ところがどっこい、全盛期カラヤンの魅力は半端ではなかった。フィルハーモニア管がウィーン・フィルのように鳴っているのである。最初はフィルハーモニアであることを忘れていてオケをウィーン・フィルと思い込んだほどだ(カラヤン新盤と混同したのであろう)。フィルハーモニア管という持ち味が全く異なるオーケストラからウィーンの音色を引き出した若き日のカラヤンの才能には脱帽するしかない。そういえば、フルトヴェングラーも近い時期にこのオーケストラを使ってトリスタンを録音しているのであって、新旧二人の偉大な指揮者のライバル意識とそれを利用して二人を上手く操るレッグの姿が思い浮かぶ。結局レッグは権謀術数にも長けていたカラヤンに寝首をかかれるのであるが・・・。E. クライバー晩年のデッカ録音も残っていて、そちらは本物のウィーン・フィルであり、より正統な演奏なのだろうが、この録音を確実に凌駕していると言えるかどうか。そしてカラヤン新盤はウィーン・フィルを得るも若き日の覇気は失われていたように思う。オーケストラも豊穣の音色を失いつつある時期であった(82年)。

本来、シュトラウスの音楽は上手すぎる上に芯が醒めていて音楽なんてこんなものよと言われている気分になる。プロコフィエフ、ブリテンと共通する匂いである。この嫌味さが最も出ているのがプロコフィエフのキージェ中尉であって、私はこの曲が嫌いで仕方がない。それでもプロコフィエフにはヴァイオリン協奏曲、ロメオとジュリエット、スキタイ組曲というかけがえのない音楽がある。ブリテンにはピーター・グライムズと戦争レクイエムがある。そうした嫌味さを払拭する傑作である。R. シュトラウスには何があるだろうか。やはりオペラということになるのだろうが、サロメは露骨なウケ狙いが鼻につき、エレクトラは真摯な音楽ではあっても原典のギリシア悲劇が暗すぎて常用する気になれない。やはり肩の力が抜けた薔薇の騎士とアリアドネなのだろうが、こうなるとまた前述の嫌味さが鼻についてくるのである。そんな嫌味さをカラヤンが醸し出す豊穣の音色が中和してくれる。それが永遠の名盤である所以なのだろう。

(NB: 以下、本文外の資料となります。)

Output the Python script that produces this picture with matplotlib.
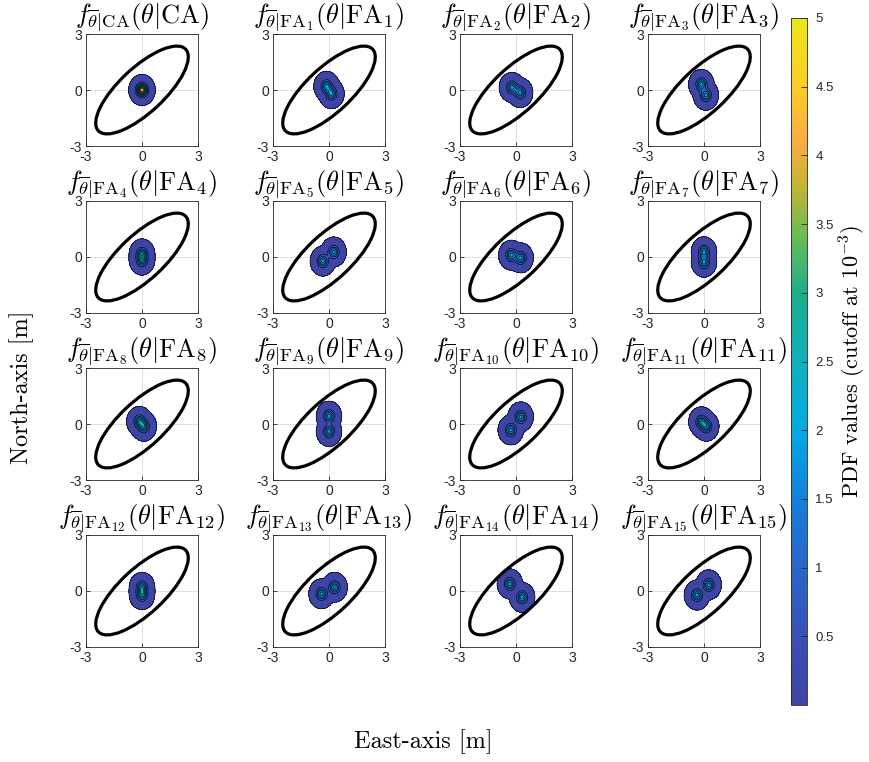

晩年のメタモルフォーゼンや4つの最後の歌は第二次世界大戦の敗北で失われるであろうドイツ伝統文化への挽歌であって素晴らしい。だが、シュトラウスはドイツ文化の終焉は悼んだが、ナチスの罪や犠牲者については全く無頓着であったらしい。そう考えるとこの人は最後まで変わらなかった人なのかも知れない。